Jakarta – Rencana industrialisasi sektor perikanan dalam program kerja Kementrian Kelautan dan Perikanan bakal menemui kendala berat. Terutama minimnya dukungan dari sisi perbankan. Sebagaiaman dikatakan Vice President Kredit Program Divisi Usaha Kecil Bank BNI Edy Awaludin, lebih mudah memberikan kredit kepada sektor pertanian dan perkebunan ketimbang ke sektor perikanan.
"Perikanan itu berbeda dengan perkebunan atau pertanian, karena perikanan tidak terlihat. belum pasti dengan tangkapannya," kaat Edy dalam seminar pemetaan logistik dan distribusi industrialisasi perikanan, Senin (16/1).
Dijelaskan Edy, sektor perkebunan seperti kebun kelapa sawit misalnya, bisa terlihat buah sawitnya. Sedangkan perikanan sulit diketahui keberadannya (ikan). Akibatnya, sektor perikanan masih sedikit memperoleh pembiayaan.

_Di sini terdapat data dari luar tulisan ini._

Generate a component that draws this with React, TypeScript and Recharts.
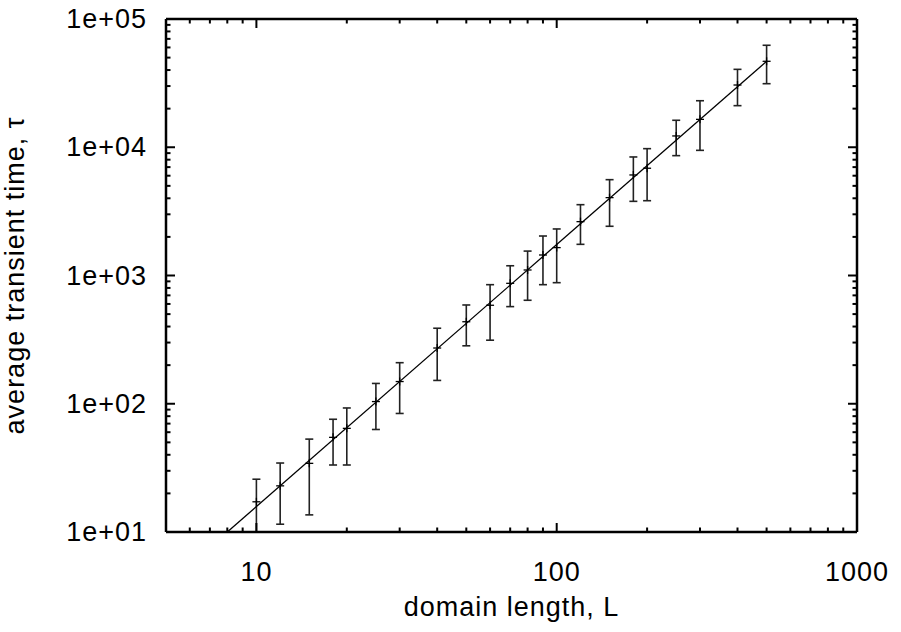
import { ComposedChart, ErrorBar, Scatter, XAxis, YAxis } from "recharts";

// domain length L and average transient time tau
const lengths = [10, 12, 15, 18, 20, 25, 30, 40, 50, 60, 70, 80, 90, 100, 120, 150, 180, 200, 250, 300, 400, 500];
const tau = [17.2, 22.9, 34.3, 54.7, 64.3, 104, 149, 272, 436, 586, 869, 1104, 1445, 1650, 2630, 4047, 6080, 6860, 12250, 16500, 30570, 46800];
const tauHigh = [25.8, 34.5, 53, 75.7, 92.7, 144, 209, 388, 589, 848, 1191, 1550, 2032, 2306, 3566, 5587, 8400, 9750, 16230, 23050, 40500, 62400];
const tauLow = [10, 11.5, 13.6, 33.3, 33.3, 63, 84, 152, 283, 313, 572, 641, 848, 879, 1750, 2420, 3787, 3830, 8600, 9460, 21100, 31300];

// fitted power law, end points
const fitL = [8, 500];
const fitTau = [10, 46800];

const xTicks = [5, 6, 7, 8, 9, 10, 20, 30, 40, 50, 60, 70, 80, 90, 100, 200, 300, 400, 500, 600, 700, 800, 900, 1000];
const yTicks = [
  10, 20, 30, 40, 50, 60, 70, 80, 90,
  100, 200, 300, 400, 500, 600, 700, 800, 900,
  1000, 2000, 3000, 4000, 5000, 6000, 7000, 8000, 9000,
  10000, 20000, 30000, 40000, 50000, 60000, 70000, 80000, 90000,
  100000,
];

const points = lengths.map((L, i) => ({
  L,
  tau: tau[i],
  err: [tau[i] - tauLow[i], tauHigh[i] - tau[i]],
}));
const fit = fitL.map((L, i) => ({ L, tau: fitTau[i] }));

const FONT = '"Liberation Sans", Arial, Helvetica, sans-serif';
const MAJOR = 9;
const MINOR = 4.5;

const isMajor = (v: number) => Math.abs(Math.log10(v) - Math.round(Math.log10(v))) < 1e-9;
const sci = (v: number) => `1e+${String(Math.round(Math.log10(v))).padStart(2, "0")}`;

function BottomTick(props: any) {
  const { x, y, payload } = props;
  const major = isMajor(payload.value);
  return (
    <g>
      <line x1={x} y1={y} x2={x} y2={y - (major ? MAJOR : MINOR)} stroke="#000" strokeWidth={2} />
      {major && (
        <text x={x} y={y + 40} textAnchor="middle" dominantBaseline="central" fontSize={27} letterSpacing={1} fontFamily={FONT} fill="#000">
          {payload.value}
        </text>
      )}
    </g>
  );
}

function TopTick(props: any) {
  const { x, y, payload } = props;
  const major = isMajor(payload.value);
  return <line x1={x} y1={y} x2={x} y2={y + (major ? MAJOR : MINOR)} stroke="#000" strokeWidth={2} />;
}

function LeftTick(props: any) {
  const { x, y, payload } = props;
  const major = isMajor(payload.value);
  return (
    <g>
      <line x1={x} y1={y} x2={x + (major ? MAJOR : MINOR)} y2={y} stroke="#000" strokeWidth={2} />
      {major && (
        <text x={x - 19} y={y} textAnchor="end" dominantBaseline="central" fontSize={27} letterSpacing={1} fontFamily={FONT} fill="#000">
          {sci(payload.value)}
        </text>
      )}
    </g>
  );
}

function RightTick(props: any) {
  const { x, y, payload } = props;
  const major = isMajor(payload.value);
  return <line x1={x} y1={y} x2={x - (major ? MAJOR : MINOR)} y2={y} stroke="#000" strokeWidth={2} />;
}

function Cross(props: any) {
  const { cx, cy } = props;
  if (cx == null || cy == null) return <g />;
  return (
    <g stroke="#000" strokeWidth={1.3}>
      <line x1={cx - 4} y1={cy} x2={cx + 4} y2={cy} />
      <line x1={cx} y1={cy - 4} x2={cx} y2={cy + 4} />
    </g>
  );
}

const axisLine = { stroke: "#000", strokeWidth: 2.5 };

export default function App() {
  return (
    <div style={{ position: "absolute", left: 0, top: 0, width: 901, height: 632, background: "#fff" }}>
      <ComposedChart width={901} height={632} margin={{ top: 0, right: 0, bottom: 0, left: 0 }}>
        <XAxis
          xAxisId="b"
          dataKey="L"
          type="number"
          scale="log"
          domain={[5, 1000]}
          allowDataOverflow
          ticks={xTicks}
          interval={0}
          orientation="bottom"
          height={100}
          tickSize={0}
          tickMargin={0}
          tickLine={false}
          axisLine={axisLine}
          tick={<BottomTick />}
          label={{ value: "domain length, L", position: "insideBottom", offset: 16, fontSize: 27, letterSpacing: 1, fontFamily: FONT, fill: "#000" }}
        />
        <XAxis
          xAxisId="t"
          dataKey="L"
          type="number"
          scale="log"
          domain={[5, 1000]}
          allowDataOverflow
          ticks={xTicks}
          interval={0}
          orientation="top"
          height={19}
          tickSize={0}
          tickMargin={0}
          tickLine={false}
          axisLine={axisLine}
          tick={<TopTick />}
        />
        <YAxis
          yAxisId="l"
          dataKey="tau"
          type="number"
          scale="log"
          domain={[10, 100000]}
          allowDataOverflow
          ticks={yTicks}
          interval={0}
          orientation="left"
          width={166}
          tickSize={0}
          tickMargin={0}
          tickLine={false}
          axisLine={axisLine}
          tick={<LeftTick />}
          label={{ value: "average transient time, τ", angle: -90, position: "insideLeft", offset: 14, fontSize: 27, letterSpacing: 1, fontFamily: FONT, fill: "#000", style: { textAnchor: "middle" } }}
        />
        <YAxis
          yAxisId="r"
          dataKey="tau"
          type="number"
          scale="log"
          domain={[10, 100000]}
          allowDataOverflow
          ticks={yTicks}
          interval={0}
          orientation="right"
          width={44}
          tickSize={0}
          tickMargin={0}
          tickLine={false}
          axisLine={axisLine}
          tick={<RightTick />}
        />
        <Scatter
          xAxisId="b"
          yAxisId="l"
          data={fit}
          dataKey="tau"
          line={{ stroke: "#000", strokeWidth: 1.3 }}
          lineType="joint"
          shape={() => <g />}
          isAnimationActive={false}
        />
        <Scatter xAxisId="b" yAxisId="l" data={points} dataKey="tau" shape={<Cross />} isAnimationActive={false}>
          <ErrorBar dataKey="err" direction="y" width={4} stroke="#222" strokeWidth={1.6} isAnimationActive={false} />
        </Scatter>
        <Scatter xAxisId="t" yAxisId="r" data={fit} dataKey="tau" shape={() => <g />} isAnimationActive={false} />
      </ComposedChart>
    </div>
  );
}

Tidak jelasnya kepastian tentang penghasilan maupun produksi dari nelayan, Edy menyebut butuh upaya luarbiasa agar perbankan setuju mengucurkan kredit bagi nelayan. Bahkan, jaminan berupa asuransi pun menurut Edy jarang ada yang menyetujui pinjaman nelayan tersebut. "Saat akan membiayai kapal ikan, asuransi tidak berani menutup. Asuransi saja tidak berani, apalagi bank," ujar Edy lagi.
Selain jenis penghasilan maupun produksi dari nelayan, Edy menilai karakter nelayan masih sulit diajak untuk berpikir kedepan. Nelayan menurutnya cenderung konsumeris atau berpikir pendek sehingga sulit bagi perbankan memberikan kredit. Namun, BNI menurutnya telah mencoba pola kerjasama linkage program dengan koperasi, BPR, dan perusahaan yang akan menjadi avalis. "Karena terus terang BNI tidak punya kemampuan bantuan nelayan," tutur Edy.
Edy juga menjelaskan, dengan penandatanganan MoU antara Bank BNI dengan Kementerian Kelautan dan Perikanan (KKP) pada tahun 2010, pihaknya telah berupaya untuk menyalurkan pembiayaan ke perikanan. "Kami masih main di pinggir-pinggir dulu, seperti perikanan budidaya, belum ke perikanan tangkap," timpal Edy.
BNI, lanjut Edy, menargetkan bisa menggelontorkan kredit Rp 1,3 triliun selama 2010-2012. Dari total angka tersebut, hingga saat ini pihaknya sudah mengucurkan kredit untuk perikanan Rp 660 miliar dan Rp 550 miliar diantaranya dikucurkan untuk usaha kecil menengah (UKM). Sebagian besar dikucurkan untuk perikanan budidaya.
Pengamat perikanan dari Institut Pertanian Bogor (IPB) Diniah mengakui karakter nelayan Indonesia masih berpikir jangka pendek dan konsumeris. Melihat hal itu, Diniah menyarankan agar ada pendampingan kepada nelayan agar mampu berpikir jangka panjang.
"Pendampingan ini perlu, kita sadar nelayan kita banyak yang berpendidikan rendah. Pemerintah jangan diam saja, harus membantu nelayan kita bangkit dari kemiskinan," kata Diniah dikesempatan yang sama.
Diniah menyadari nelayan tidak memiliki agunan sedangkan bank berpikiran keuntungan. Meski begitu, Diniah mengharapkan perbankan lebih mempermudah proses kredit kepada nelayan karena selama ini nelayan lebih memilih meminjam uang di rentenir yang jelas lebih menjerat.
"Daripada minjam dari rentenir kan lebih baik minjam ke bank, kalau bukan kita yang membantu nelayan kita lalu siapa lagi," tutupnya.